Dans
sa troisième édition, le festival des dattes de Tijigja n’est pas mieux
organisé que pour les deux éditions du passé. Certes beaucoup plus de monde. Surtout
les étrangers.
D’abord
la guerre des places. Chacun essayant d’être dans les premières rangées, d’y
installer son hôte et de le prendre comme prétexte pour rester à ses côtés. Tout
le monde, y compris les organisateurs, cherche des chaises pour ensuite les
installer. Quelqu’un vient même offrir cinq mille ouguiyas pour avoir un siège.

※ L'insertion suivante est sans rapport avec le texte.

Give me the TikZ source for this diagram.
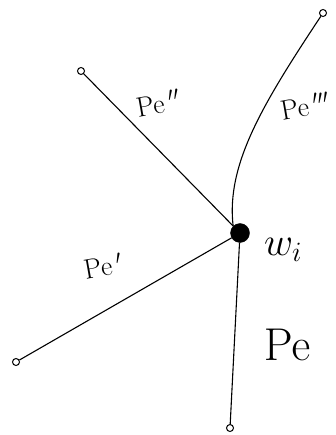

A la foire des dattes tout est à mettre sur le marché apparemment.
Notables,
cadres, anciens ou actuels haut dignitaires de l’Appareil d’Etat, tous se
démènent pour être au-devant de la scène. Il s’en suit ce que la maire de la
ville, Mohamed Ould Biha a appelé «une petite pagaille» et pour lequel il s’est
excusé au moment de prendre la parole.
Cette
«petite pagaille» prend toutes les formes. Sociologique : les filas de
grandes tentes qui ne veulent pas se retrouver à l’arrière de la scène ;
politique : les chefs et cadres de partis qui veulent donner l’impression
que c’est pour eux et par eux que la cérémonie est ; économique : les
opérateurs, parrainant ou non la fête, qui doivent être les plus en vue…
Je
parle avec le député de Bababé, Bâ Aliou Ibra du souci de chaque Mauritanien de
faire la démonstration publique qu’il n’existe que lui. Cela se traduit à mon
sens par le mépris qu’il tient à afficher à l’ordre et la préséance. Il va te
marcher sur les pieds sans s’excuser, t’enfumer, te bloquer le passage,
peut-être prendre ta place si tu ne fais pas attention… toujours avec une
attitude désinvolte qui doit être ressentie par toi comme une marque de
puissance de celui qui met en marche toute une mécanique pour te prouver qu’il
est le plus fort, le plus beau, le plus influent…
C’est
ici un cousin du Président qui tient à se mettre bien en relief comme pour dire :
«Je vous l’ai dit, c’est grâce à moi que cette fête a lieu et ma présence est
un message fort pour dire la légitimité d’un tel rassemblement». Le trafic d’influence
dans tous états.
C’est
ici un chef de parti sans existence réelle sur l’échiquier national, et pour
qui se présente l’opportunité de «laisser comprendre» qu’il est dans son fief. C’est
là un cadre, un opérateur qui veut imposer l’idée qu’il est l’intermédiaire
incontournable pour «mobiliser», «rallier», «embrigader»… la région et ses
populations.
Au
cours de la soirée, j’ai été abordé par un homme respectable qui tenait à me
faire le reproche de ne jamais parler assez de la scène politique et de ses
occupants, surtout pour en dénoncer les incapacités. «La scène est occupée par
les plus incapables, les moins formées, les moins légitimes… c’est à vous
journalistes de jouer un rôle de régulateur pour empêcher cela…»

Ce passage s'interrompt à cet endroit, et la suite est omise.